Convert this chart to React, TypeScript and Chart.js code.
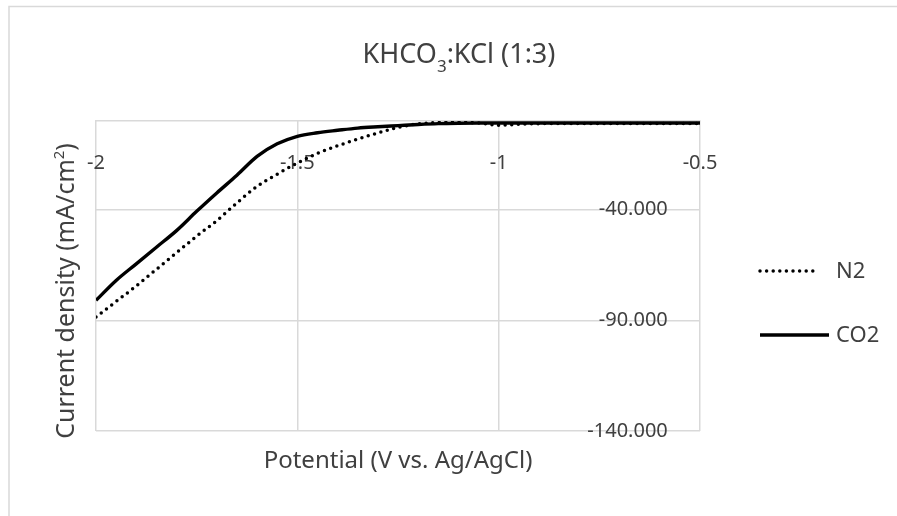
import React, { useEffect, useRef } from "react";
import { Chart, registerables } from "chart.js";

Chart.register(...registerables);

// ---- data ----
const potential = [
  -2.0, -1.95, -1.9, -1.85, -1.8, -1.75, -1.7, -1.65, -1.6, -1.55, -1.5,
  -1.45, -1.4, -1.35, -1.3, -1.25, -1.2, -1.15, -1.1, -1.05, -1.0, -0.95,
  -0.9, -0.85, -0.8, -0.75, -0.7, -0.65, -0.6, -0.55, -0.5,
];
const n2Current = [
  -88.5, -81.5, -74.5, -67, -59.5, -52, -45, -37, -29.5, -24, -19,
  -14.6, -11.2, -8.2, -5.4, -2.9, -1.3, -0.7, -0.6, -0.9, -1.9, -1.5,
  -1.2, -1.1, -1.1, -1.1, -1.1, -1.1, -1.1, -1.1, -1.1,
];
const co2Current = [
  -81, -72, -64.5, -57, -49.5, -40.8, -32.5, -24.5, -16, -10.3, -6.9,
  -5.3, -4.2, -3.2, -2.6, -2.1, -1.6, -1.2, -1.0, -0.9, -0.9, -0.9,
  -0.9, -0.9, -0.9, -0.9, -0.9, -0.9, -0.9, -0.9, -0.9,
];
const seriesNames = ["N2", "CO2"];
const xTicks = [-2, -1.5, -1, -0.5];
const yTicks = [-140, -90, -40];
const yAxisCrossAt = -0.58; // where the value-axis labels sit (inside, left of the right edge)
const titleMain = "KHCO";
const titleSub = "3";
const titleRest = ":KCl (1:3)";
const xTitle = "Potential (V vs. Ag/AgCl)";
const yTitleMain = "Current density (mA/cm";
const yTitleSup = "2";
const yTitleEnd = ")";

const FONT = "'Noto Sans', 'Open Sans', sans-serif";
const GRID = "#d9d9d9";
const TEXT = "#404040";

const decorPlugin = {
  id: "decor",
  beforeDraw(chart: any) {
    const ctx = chart.ctx;
    ctx.save();
    ctx.strokeStyle = GRID;
    ctx.lineWidth = 1.5;
    ctx.beginPath();
    ctx.moveTo(9, 520);
    ctx.lineTo(9, 6.5);
    ctx.lineTo(900, 6.5);
    ctx.stroke();
    ctx.restore();
  },
  afterDraw(chart: any) {
    const ctx = chart.ctx;
    const area = chart.chartArea;
    ctx.save();
    ctx.fillStyle = TEXT;
    ctx.textBaseline = "alphabetic";

    // Title with subscript
    const tSize = 27;
    const subSize = 17;
    ctx.font = `${tSize}px ${FONT}`;
    const w1 = ctx.measureText(titleMain).width;
    const w3 = ctx.measureText(titleRest).width;
    ctx.font = `${subSize}px ${FONT}`;
    const w2 = ctx.measureText(titleSub).width;
    const total = w1 + w2 + w3;
    let tx = 459 - total / 2;
    const ty = 63;
    ctx.textAlign = "left";
    ctx.font = `${tSize}px ${FONT}`;
    ctx.fillText(titleMain, tx, ty);
    tx += w1;
    ctx.font = `${subSize}px ${FONT}`;
    ctx.fillText(titleSub, tx, ty + 9);
    tx += w2;
    ctx.font = `${tSize}px ${FONT}`;
    ctx.fillText(titleRest, tx, ty);

    // X axis title
    ctx.font = `24px ${FONT}`;
    ctx.textAlign = "center";
    ctx.fillText(xTitle, (area.left + area.right) / 2, 468);

    // Y axis title (rotated) with superscript
    const ySize = 25;
    const supSize = 15;
    ctx.font = `${ySize}px ${FONT}`;
    const a1 = ctx.measureText(yTitleMain).width;
    const a3 = ctx.measureText(yTitleEnd).width;
    ctx.font = `${supSize}px ${FONT}`;
    const a2 = ctx.measureText(yTitleSup).width;
    const ytotal = a1 + a2 + a3;
    ctx.save();
    ctx.translate(74, 291);
    ctx.rotate(-Math.PI / 2);
    ctx.textAlign = "left";
    let yx = -ytotal / 2;
    ctx.font = `${ySize}px ${FONT}`;
    ctx.fillText(yTitleMain, yx, 0);
    yx += a1;
    ctx.font = `${supSize}px ${FONT}`;
    ctx.fillText(yTitleSup, yx, -10);
    yx += a2;
    ctx.font = `${ySize}px ${FONT}`;
    ctx.fillText(yTitleEnd, yx, 0);
    ctx.restore();

    // Legend
    const ds = chart.data.datasets;
    const items = [
      { y: 271, x0: 760, x1: 818 },
      { y: 335, x0: 760, x1: 829 },
    ];
    items.forEach((it, i) => {
      const d = ds[i];
      ctx.save();
      ctx.strokeStyle = d.borderColor;
      ctx.lineWidth = d.borderWidth;
      ctx.lineCap = d.borderCapStyle || "butt";
      ctx.setLineDash(d.borderDash || []);
      ctx.beginPath();
      ctx.moveTo(it.x0, it.y);
      ctx.lineTo(it.x1, it.y);
      ctx.stroke();
      ctx.restore();
      ctx.font = `22px ${FONT}`;
      ctx.textAlign = "left";
      ctx.textBaseline = "middle";
      ctx.fillStyle = TEXT;
      ctx.fillText(seriesNames[i], 836, it.y + 1);
    });
    ctx.restore();
  },
};

export default function App() {
  const ref = useRef<HTMLCanvasElement | null>(null);
  useEffect(() => {
    if (!ref.current) return;
    const chart = new Chart(ref.current, {
      type: "scatter",
      data: {
        datasets: [
          {
            label: seriesNames[0],
            data: potential.map((x, i) => ({ x, y: n2Current[i] })),
            showLine: true,
            borderColor: "#000000",
            backgroundColor: "#000000",
            borderWidth: 3.5,
            borderDash: [0, 6.6],
            borderCapStyle: "round",
            pointRadius: 0,
            cubicInterpolationMode: "monotone",
          },
          {
            label: seriesNames[1],
            data: potential.map((x, i) => ({ x, y: co2Current[i] })),
            showLine: true,
            borderColor: "#000000",
            backgroundColor: "#000000",
            borderWidth: 3.4,
            pointRadius: 0,
            cubicInterpolationMode: "monotone",
          },
        ],
      },
      options: {
        animation: false,
        responsive: true,
        maintainAspectRatio: false,
        layout: { padding: { left: 96, right: 197, top: 121, bottom: 85 } },
        plugins: {
          legend: { display: false },
          title: { display: false },
          tooltip: { enabled: false },
        },
        scales: {
          x: {
            type: "linear",
            min: -2,
            max: -0.5,
            position: { y: 0 } as any,
            afterBuildTicks: (s: any) => {
              s.ticks = xTicks.map((v) => ({ value: v }));
            },
            grid: { color: GRID, lineWidth: 1.5, drawTicks: false },
            border: { color: GRID, width: 1.5 },
            ticks: {
              padding: 30,
              color: TEXT,
              font: { family: FONT, size: 20 },
              maxRotation: 0,
              callback: (v: any) => String(v),
            },
          },
          y: {
            type: "linear",
            min: -140,
            max: 0,
            position: { x: yAxisCrossAt } as any,
            afterBuildTicks: (s: any) => {
              s.ticks = yTicks.map((v) => ({ value: v }));
            },
            grid: { color: GRID, lineWidth: 1.5, drawTicks: false },
            border: { display: false },
            ticks: {
              padding: 0,
              color: TEXT,
              font: { family: FONT, size: 20 },
              callback: (v: any) => Number(v).toFixed(3),
            },
          },
        },
      },
      plugins: [decorPlugin],
    });
    return () => chart.destroy();
  }, []);
  return (
    <div style={{ position: "fixed", left: 0, top: 0, width: 897, height: 516, background: "#fff" }}>
      <canvas ref={ref} />
    </div>
  );
}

## Stated goal
Your task is to repeat the data above exactly while excluding the pictures.

## Completed task
Convert this chart to React, TypeScript and Chart.js code.
import React, { useEffect, useRef } from "react";
import { Chart, registerables } from "chart.js";

Chart.register(...registerables);

// ---- data ----
const potential = [
  -2.0, -1.95, -1.9, -1.85, -1.8, -1.75, -1.7, -1.65, -1.6, -1.55, -1.5,
  -1.45, -1.4, -1.35, -1.3, -1.25, -1.2, -1.15, -1.1, -1.05, -1.0, -0.95,
  -0.9, -0.85, -0.8, -0.75, -0.7, -0.65, -0.6, -0.55, -0.5,
];
const n2Current = [
  -88.5, -81.5, -74.5, -67, -59.5, -52, -45, -37, -29.5, -24, -19,
  -14.6, -11.2, -8.2, -5.4, -2.9, -1.3, -0.7, -0.6, -0.9, -1.9, -1.5,
  -1.2, -1.1, -1.1, -1.1, -1.1, -1.1, -1.1, -1.1, -1.1,
];
const co2Current = [
  -81, -72, -64.5, -57, -49.5, -40.8, -32.5, -24.5, -16, -10.3, -6.9,
  -5.3, -4.2, -3.2, -2.6, -2.1, -1.6, -1.2, -1.0, -0.9, -0.9, -0.9,
  -0.9, -0.9, -0.9, -0.9, -0.9, -0.9, -0.9, -0.9, -0.9,
];
const seriesNames = ["N2", "CO2"];
const xTicks = [-2, -1.5, -1, -0.5];
const yTicks = [-140, -90, -40];
const yAxisCrossAt = -0.58; // where the value-axis labels sit (inside, left of the right edge)
const titleMain = "KHCO";
const titleSub = "3";
const titleRest = ":KCl (1:3)";
const xTitle = "Potential (V vs. Ag/AgCl)";
const yTitleMain = "Current density (mA/cm";
const yTitleSup = "2";
const yTitleEnd = ")";

const FONT = "'Noto Sans', 'Open Sans', sans-serif";
const GRID = "#d9d9d9";
const TEXT = "#404040";

const decorPlugin = {
  id: "decor",
  beforeDraw(chart: any) {
    const ctx = chart.ctx;
    ctx.save();
    ctx.strokeStyle = GRID;
    ctx.lineWidth = 1.5;
    ctx.beginPath();
    ctx.moveTo(9, 520);
    ctx.lineTo(9, 6.5);
    ctx.lineTo(900, 6.5);
    ctx.stroke();
    ctx.restore();
  },
  afterDraw(chart: any) {
    const ctx = chart.ctx;
    const area = chart.chartArea;
    ctx.save();
    ctx.fillStyle = TEXT;
    ctx.textBaseline = "alphabetic";

    // Title with subscript
    const tSize = 27;
    const subSize = 17;
    ctx.font = `${tSize}px ${FONT}`;
    const w1 = ctx.measureText(titleMain).width;
    const w3 = ctx.measureText(titleRest).width;
    ctx.font = `${subSize}px ${FONT}`;
    const w2 = ctx.measureText(titleSub).width;
    const total = w1 + w2 + w3;
    let tx = 459 - total / 2;
    const ty = 63;
    ctx.textAlign = "left";
    ctx.font = `${tSize}px ${FONT}`;
    ctx.fillText(titleMain, tx, ty);
    tx += w1;
    ctx.font = `${subSize}px ${FONT}`;
    ctx.fillText(titleSub, tx, ty + 9);
    tx += w2;
    ctx.font = `${tSize}px ${FONT}`;
    ctx.fillText(titleRest, tx, ty);

    // X axis title
    ctx.font = `24px ${FONT}`;
    ctx.textAlign = "center";
    ctx.fillText(xTitle, (area.left + area.right) / 2, 468);

    // Y axis title (rotated) with superscript
    const ySize = 25;
    const supSize = 15;
    ctx.font = `${ySize}px ${FONT}`;
    const a1 = ctx.measureText(yTitleMain).width;
    const a3 = ctx.measureText(yTitleEnd).width;
    ctx.font = `${supSize}px ${FONT}`;
    const a2 = ctx.measureText(yTitleSup).width;
    const ytotal = a1 + a2 + a3;
    ctx.save();
    ctx.translate(74, 291);
    ctx.rotate(-Math.PI / 2);
    ctx.textAlign = "left";
    let yx = -ytotal / 2;
    ctx.font = `${ySize}px ${FONT}`;
    ctx.fillText(yTitleMain, yx, 0);
    yx += a1;
    ctx.font = `${supSize}px ${FONT}`;
    ctx.fillText(yTitleSup, yx, -10);
    yx += a2;
    ctx.font = `${ySize}px ${FONT}`;
    ctx.fillText(yTitleEnd, yx, 0);
    ctx.restore();

    // Legend
    const ds = chart.data.datasets;
    const items = [
      { y: 271, x0: 760, x1: 818 },
      { y: 335, x0: 760, x1: 829 },
    ];
    items.forEach((it, i) => {
      const d = ds[i];
      ctx.save();
      ctx.strokeStyle = d.borderColor;
      ctx.lineWidth = d.borderWidth;
      ctx.lineCap = d.borderCapStyle || "butt";
      ctx.setLineDash(d.borderDash || []);
      ctx.beginPath();
      ctx.moveTo(it.x0, it.y);
      ctx.lineTo(it.x1, it.y);
      ctx.stroke();
      ctx.restore();
      ctx.font = `22px ${FONT}`;
      ctx.textAlign = "left";
      ctx.textBaseline = "middle";
      ctx.fillStyle = TEXT;
      ctx.fillText(seriesNames[i], 836, it.y + 1);
    });
    ctx.restore();
  },
};

export default function App() {
  const ref = useRef<HTMLCanvasElement | null>(null);
  useEffect(() => {
    if (!ref.current) return;
    const chart = new Chart(ref.current, {
      type: "scatter",
      data: {
        datasets: [
          {
            label: seriesNames[0],
            data: potential.map((x, i) => ({ x, y: n2Current[i] })),
            showLine: true,
            borderColor: "#000000",
            backgroundColor: "#000000",
            borderWidth: 3.5,
            borderDash: [0, 6.6],
            borderCapStyle: "round",
            pointRadius: 0,
            cubicInterpolationMode: "monotone",
          },
          {
            label: seriesNames[1],
            data: potential.map((x, i) => ({ x, y: co2Current[i] })),
            showLine: true,
            borderColor: "#000000",
            backgroundColor: "#000000",
            borderWidth: 3.4,
            pointRadius: 0,
            cubicInterpolationMode: "monotone",
          },
        ],
      },
      options: {
        animation: false,
        responsive: true,
        maintainAspectRatio: false,
        layout: { padding: { left: 96, right: 197, top: 121, bottom: 85 } },
        plugins: {
          legend: { display: false },
          title: { display: false },
          tooltip: { enabled: false },
        },
        scales: {
          x: {
            type: "linear",
            min: -2,
            max: -0.5,
            position: { y: 0 } as any,
            afterBuildTicks: (s: any) => {
              s.ticks = xTicks.map((v) => ({ value: v }));
            },
            grid: { color: GRID, lineWidth: 1.5, drawTicks: false },
            border: { color: GRID, width: 1.5 },
            ticks: {
              padding: 30,
              color: TEXT,
              font: { family: FONT, size: 20 },
              maxRotation: 0,
              callback: (v: any) => String(v),
            },
          },
          y: {
            type: "linear",
            min: -140,
            max: 0,
            position: { x: yAxisCrossAt } as any,
            afterBuildTicks: (s: any) => {
              s.ticks = yTicks.map((v) => ({ value: v }));
            },
            grid: { color: GRID, lineWidth: 1.5, drawTicks: false },
            border: { display: false },
            ticks: {
              padding: 0,
              color: TEXT,
              font: { family: FONT, size: 20 },
              callback: (v: any) => Number(v).toFixed(3),
            },
          },
        },
      },
      plugins: [decorPlugin],
    });
    return () => chart.destroy();
  }, []);
  return (
    <div style={{ position: "fixed", left: 0, top: 0, width: 897, height: 516, background: "#fff" }}>
      <canvas ref={ref} />
    </div>
  );
}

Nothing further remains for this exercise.